On 4/20/07, Alan Stern <stern@...land.harvard.edu> wrote:
>
> Dmitry, in thinking things over some more I realized there's going to be a
> problem with the autosuspend support in USB.  It has to do with the way a
> driver needs to prevent (or block) suspends from occurring while it is
> actively using a device.
>
> To understand this, you need to know that USB adds a pm_mutex to the
> device structure.  It gets used for synchronizing all suspend- or
> resume-related activities.  In particular, the driver's suspend() method
> is called with usbdev->pm_mutex held.
>
> The next idea is that a driver needs to synchronize its remove() method
> with other methods such as read() -- we mustn't allow read() to try and
> refer to the device after the driver has been unbound.  Let's say the
> driver has unbind_mutex embedded in its private data structure for this
> purpose.
>
> Now consider what read() has to do.  It needs to block suspends from
> occurring while it runs, and it needs to do an autoresume if the device
> was already suspended.  So read() will look like this:
>
>        mutex_lock(&private->unbind_mutex);
>        if (private->gone) {
>                ret = -ENODEV;
>                goto done;
>        }
>        if (private->suspended)
>                autoresume(private->usbdev);
>        ...
>  done:
>        mutex_unlock(&private->unbind_mutex);
>        return ret;
>
> Meanwhile, the suspend() method needs to block while read() is running.
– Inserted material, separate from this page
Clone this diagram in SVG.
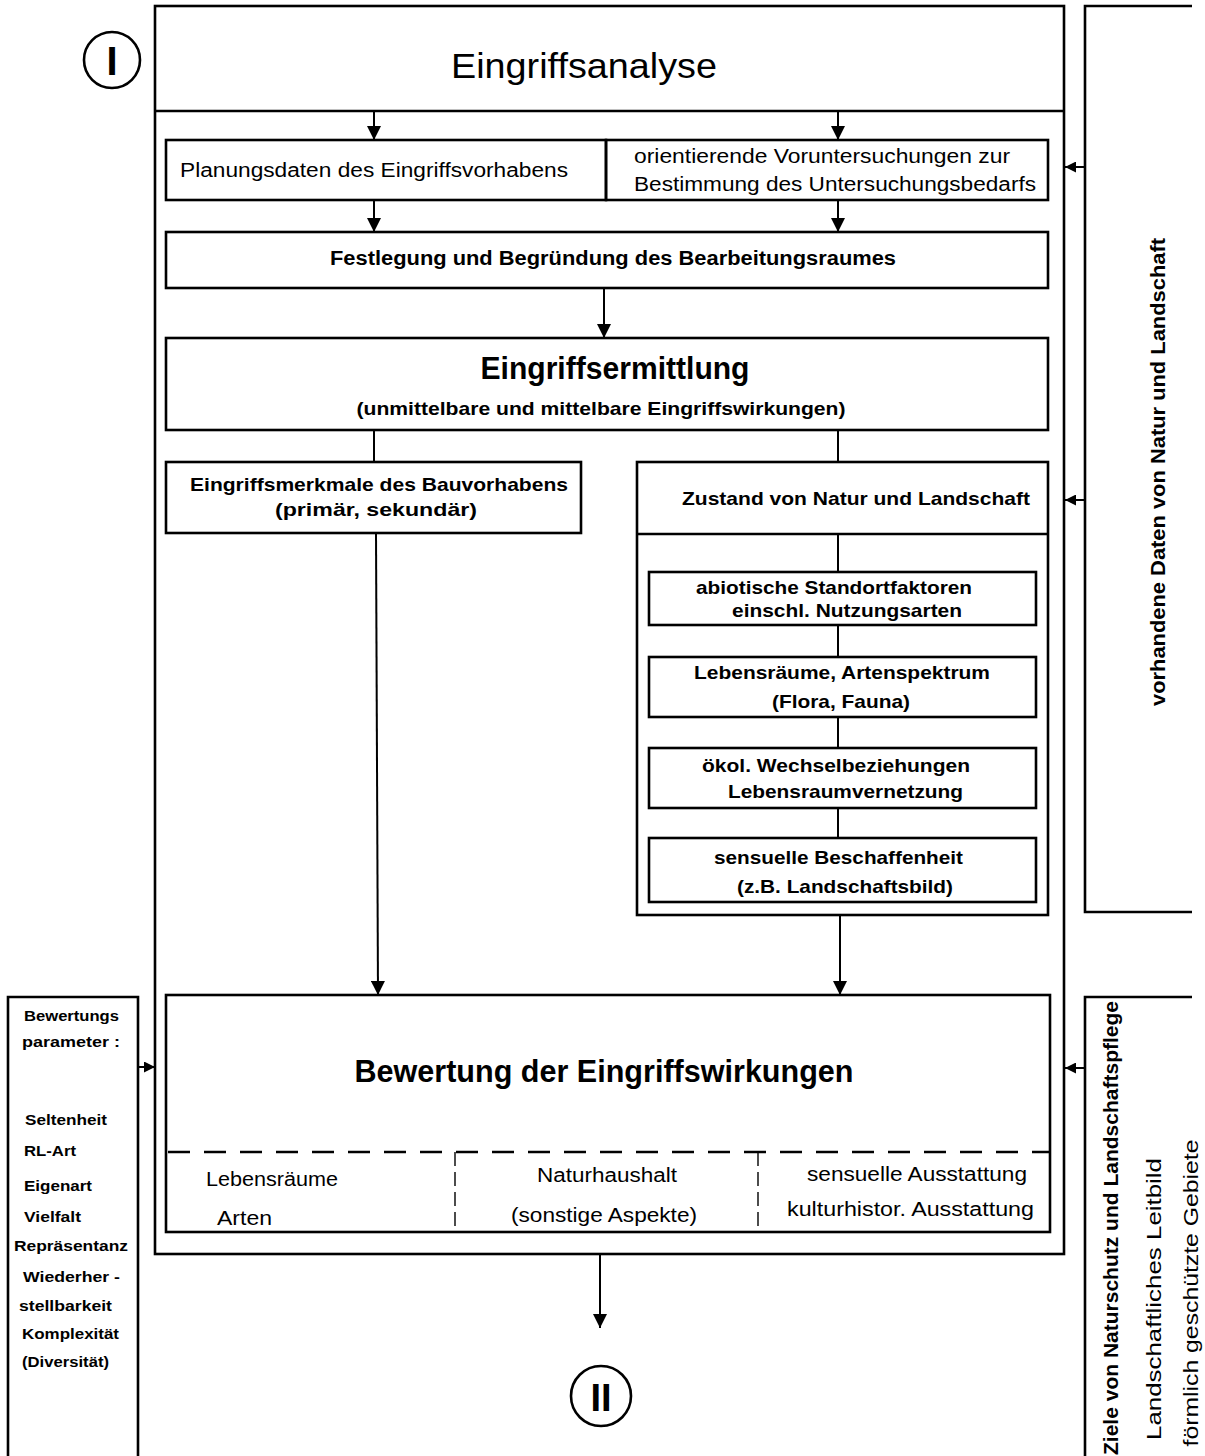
<svg xmlns="http://www.w3.org/2000/svg" width="1205" height="1456" viewBox="0 0 1205 1456">
  <style>
    .box { fill: none; stroke: #000; stroke-width: 2.6; }
    .ln { fill: none; stroke: #000; stroke-width: 2; }
    .thin { fill: none; stroke: #000; stroke-width: 1.4; }
    .t { font-family: "Liberation Sans", Arial, sans-serif; fill: #000; }
    .b { font-weight: bold; }
  </style>
  <defs>
    <marker id="arr" viewBox="0 0 10 10" refX="10" refY="5" markerWidth="14" markerHeight="14" markerUnits="userSpaceOnUse" orient="auto">
      <path d="M0,0 L10,5 L0,10 Z" fill="#000"/>
    </marker>
    <marker id="arrS" viewBox="0 0 10 10" refX="10" refY="5" markerWidth="11" markerHeight="11" markerUnits="userSpaceOnUse" orient="auto">
      <path d="M0,0 L10,5 L0,10 Z" fill="#000"/>
    </marker>
  </defs>

  <rect width="1205" height="1456" fill="#fff"/>

  <!-- chapter markers -->
  <g id="mark-I">
    <circle cx="112" cy="60" r="28" class="box"/>
    <text x="112" y="75" class="t b" font-size="40" text-anchor="middle">I</text>
  </g>
  <g id="mark-II">
    <circle cx="601" cy="1396" r="30" class="box"/>
    <text x="601" y="1411" class="t b" font-size="38" text-anchor="middle">II</text>
  </g>

  <!-- main frame -->
  <g id="frame">
    <rect x="155" y="6" width="909" height="1248" class="box"/>
    <line x1="155" y1="111" x2="1064" y2="111" class="box"/>
    <text x="584" y="78" class="t" font-size="35" text-anchor="middle" textLength="266" lengthAdjust="spacingAndGlyphs">Eingriffsanalyse</text>
  </g>

  <g id="planungsdaten">
    <rect x="166" y="140" width="440" height="60" class="box"/>
    <text x="180" y="177" class="t" font-size="20" textLength="388" lengthAdjust="spacingAndGlyphs">Planungsdaten des Eingriffsvorhabens</text>
  </g>
  <g id="voruntersuchungen">
    <rect x="606" y="140" width="442" height="60" class="box"/>
    <text x="634" y="163" class="t" font-size="20" textLength="376" lengthAdjust="spacingAndGlyphs">orientierende Voruntersuchungen zur</text>
    <text x="634" y="191" class="t" font-size="20" textLength="402" lengthAdjust="spacingAndGlyphs">Bestimmung des Untersuchungsbedarfs</text>
  </g>
  <g id="bearbeitungsraum">
    <rect x="166" y="232" width="882" height="56" class="box"/>
    <text x="330" y="265" class="t b" font-size="20" textLength="566" lengthAdjust="spacingAndGlyphs">Festlegung und Begründung des Bearbeitungsraumes</text>
  </g>
  <g id="eingriffsermittlung">
    <rect x="166" y="338" width="882" height="92" class="box"/>
    <text x="615" y="379" class="t b" font-size="31" text-anchor="middle" textLength="269" lengthAdjust="spacingAndGlyphs">Eingriffsermittlung</text>
    <text x="601" y="415" class="t b" font-size="19" text-anchor="middle" textLength="489" lengthAdjust="spacingAndGlyphs">(unmittelbare und mittelbare Eingriffswirkungen)</text>
  </g>
  <g id="eingriffsmerkmale">
    <rect x="166" y="462" width="415" height="71" class="box"/>
    <text x="190" y="491" class="t b" font-size="19" textLength="378" lengthAdjust="spacingAndGlyphs">Eingriffsmerkmale des Bauvorhabens</text>
    <text x="275" y="516" class="t b" font-size="19" textLength="202" lengthAdjust="spacingAndGlyphs">(primär, sekundär)</text>
  </g>
  <g id="zustand">
    <rect x="637" y="462" width="411" height="453" class="box"/>
    <line x1="637" y1="534" x2="1048" y2="534" class="box"/>
    <text x="682" y="505" class="t b" font-size="19" textLength="348" lengthAdjust="spacingAndGlyphs">Zustand von Natur und Landschaft</text>
  </g>
  <g id="abiotik">
    <rect x="649" y="572" width="387" height="53" class="box"/>
    <text x="696" y="594" class="t b" font-size="19" textLength="276" lengthAdjust="spacingAndGlyphs">abiotische Standortfaktoren</text>
    <text x="732" y="617" class="t b" font-size="19" textLength="230" lengthAdjust="spacingAndGlyphs">einschl. Nutzungsarten</text>
  </g>
  <g id="lebensraeume">
    <rect x="649" y="657" width="387" height="60" class="box"/>
    <text x="694" y="679" class="t b" font-size="19" textLength="296" lengthAdjust="spacingAndGlyphs">Lebensräume, Artenspektrum</text>
    <text x="772" y="708" class="t b" font-size="19" textLength="138" lengthAdjust="spacingAndGlyphs">(Flora, Fauna)</text>
  </g>
  <g id="wechselbeziehungen">
    <rect x="649" y="748" width="387" height="60" class="box"/>
    <text x="702" y="772" class="t b" font-size="19" textLength="268" lengthAdjust="spacingAndGlyphs">ökol. Wechselbeziehungen</text>
    <text x="728" y="798" class="t b" font-size="19" textLength="235" lengthAdjust="spacingAndGlyphs">Lebensraumvernetzung</text>
  </g>
  <g id="sensuell">
    <rect x="649" y="838" width="387" height="64" class="box"/>
    <text x="714" y="864" class="t b" font-size="19" textLength="249" lengthAdjust="spacingAndGlyphs">sensuelle Beschaffenheit</text>
    <text x="737" y="893" class="t b" font-size="19" textLength="216" lengthAdjust="spacingAndGlyphs">(z.B. Landschaftsbild)</text>
  </g>

  <g id="bewertung">
    <rect x="166" y="995" width="884" height="237" class="box"/>
    <text x="604" y="1082" class="t b" font-size="31" text-anchor="middle" textLength="499" lengthAdjust="spacingAndGlyphs">Bewertung der Eingriffswirkungen</text>
    <line x1="168" y1="1152" x2="1050" y2="1152" class="box" stroke-dasharray="22 14"/>
    <line x1="455" y1="1152" x2="455" y2="1232" class="thin" stroke-dasharray="14 6"/>
    <line x1="758" y1="1152" x2="758" y2="1232" class="thin" stroke-dasharray="14 6"/>
    <text x="206" y="1186" class="t" font-size="20" textLength="132" lengthAdjust="spacingAndGlyphs">Lebensräume</text>
    <text x="217" y="1225" class="t" font-size="20" textLength="55" lengthAdjust="spacingAndGlyphs">Arten</text>
    <text x="537" y="1182" class="t" font-size="20" textLength="140" lengthAdjust="spacingAndGlyphs">Naturhaushalt</text>
    <text x="511" y="1222" class="t" font-size="20" textLength="186" lengthAdjust="spacingAndGlyphs">(sonstige Aspekte)</text>
    <text x="807" y="1181" class="t" font-size="20" textLength="220" lengthAdjust="spacingAndGlyphs">sensuelle Ausstattung</text>
    <text x="787" y="1216" class="t" font-size="20" textLength="247" lengthAdjust="spacingAndGlyphs">kulturhistor. Ausstattung</text>
  </g>

  <!-- evaluation parameters panel -->
  <g id="parameter">
    <path d="M8,1460 L8,997 L138,997 L138,1460" class="box"/>
    <g class="t b" font-size="15">
      <text x="24" y="1021" textLength="95" lengthAdjust="spacingAndGlyphs">Bewertungs</text>
      <text x="22" y="1047" textLength="98" lengthAdjust="spacingAndGlyphs">parameter :</text>
      <text x="25" y="1125" textLength="82" lengthAdjust="spacingAndGlyphs">Seltenheit</text>
      <text x="24" y="1156" textLength="52" lengthAdjust="spacingAndGlyphs">RL-Art</text>
      <text x="24" y="1191" textLength="68" lengthAdjust="spacingAndGlyphs">Eigenart</text>
      <text x="24" y="1222" textLength="57" lengthAdjust="spacingAndGlyphs">Vielfalt</text>
      <text x="14" y="1251" textLength="114" lengthAdjust="spacingAndGlyphs">Repräsentanz</text>
      <text x="23" y="1282" textLength="97" lengthAdjust="spacingAndGlyphs">Wiederher -</text>
      <text x="19" y="1311" textLength="93" lengthAdjust="spacingAndGlyphs">stellbarkeit</text>
      <text x="22" y="1339" textLength="97" lengthAdjust="spacingAndGlyphs">Komplexität</text>
      <text x="22" y="1367" textLength="87" lengthAdjust="spacingAndGlyphs">(Diversität)</text>
    </g>
  </g>

  <!-- existing data panel -->
  <g id="vorhandene-daten">
    <path d="M1192,6 L1085,6 L1085,912 L1192,912" class="box"/>
    <text transform="translate(1165,472) rotate(-90)" class="t b" font-size="20" text-anchor="middle" textLength="468" lengthAdjust="spacingAndGlyphs">vorhandene Daten von Natur und Landschaft</text>
  </g>

  <!-- objectives panel -->
  <g id="ziele">
    <path d="M1192,997 L1085,997 L1085,1460" class="box"/>
    <text transform="translate(1118,1228) rotate(-90)" class="t b" font-size="20" text-anchor="middle" textLength="454" lengthAdjust="spacingAndGlyphs">Ziele von Naturschutz und Landschaftspflege</text>
    <text transform="translate(1161,1299) rotate(-90)" class="t" font-size="20" text-anchor="middle" textLength="282" lengthAdjust="spacingAndGlyphs">Landschaftliches Leitbild</text>
    <text transform="translate(1198,1293) rotate(-90)" class="t" font-size="20" text-anchor="middle" textLength="307" lengthAdjust="spacingAndGlyphs">förmlich geschützte Gebiete</text>
  </g>

  <!-- connectors -->
  <g id="connectors">
    <line x1="374" y1="111" x2="374" y2="140" class="ln" marker-end="url(#arr)"/>
    <line x1="838" y1="111" x2="838" y2="140" class="ln" marker-end="url(#arr)"/>
    <line x1="374" y1="200" x2="374" y2="232" class="ln" marker-end="url(#arr)"/>
    <line x1="838" y1="200" x2="838" y2="232" class="ln" marker-end="url(#arr)"/>
    <line x1="604" y1="288" x2="604" y2="338" class="ln" marker-end="url(#arr)"/>
    <line x1="374" y1="430" x2="374" y2="462" class="ln"/>
    <line x1="838" y1="430" x2="838" y2="462" class="ln"/>
    <line x1="838" y1="534" x2="838" y2="572" class="ln"/>
    <line x1="838" y1="625" x2="838" y2="657" class="ln"/>
    <line x1="838" y1="717" x2="838" y2="748" class="ln"/>
    <line x1="838" y1="808" x2="838" y2="838" class="ln"/>
    <line x1="376" y1="533" x2="378" y2="995" class="ln" marker-end="url(#arr)"/>
    <line x1="840" y1="915" x2="840" y2="995" class="ln" marker-end="url(#arr)"/>
    <line x1="600" y1="1254" x2="600" y2="1328" class="ln" marker-end="url(#arr)"/>
    <line x1="1085" y1="167" x2="1065" y2="167" class="ln" marker-end="url(#arrS)"/>
    <line x1="1085" y1="500" x2="1065" y2="500" class="ln" marker-end="url(#arrS)"/>
    <line x1="1085" y1="1068" x2="1065" y2="1068" class="ln" marker-end="url(#arrS)"/>
    <line x1="138" y1="1067" x2="155" y2="1067" class="ln" marker-end="url(#arrS)"/>
  </g>
</svg>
> So it will look like this:
>
>        private->suspended = 1;
>        mutex_lock(&private->unbind_mutex);
>        /* Now the driver has quiesced */
>        mutex_unlock(&private->unbind_mutex);
>
> Here's the problem:  The autoresume() call inside read() tries to acquire
> usbdev->pm_mutex while holding private->unbind_mutex.  The suspend()
> method does the reverse, a locking-order violation.
>
> So far I haven't figured out any way to make this work.  Do you have a
> suggestion?  (Don't say read() should hold pm_mutex as well as
> unbind_mutex; that's no good -- although the reason is rather obscure.)
>

First of all I think that I would merge pm and unbind mutex into one -
you also need to synchronize resume and suspend with bind and unbind
so you pretty much need to always acquire both of them.

Second (and I admit I have not followed USB autoresume discussions, my
usb-devle backlog is over 5000 messages ;( ) is I am not sure why
woudl a read block autoresume. I can see write doing that but passive
reads should not affect device state.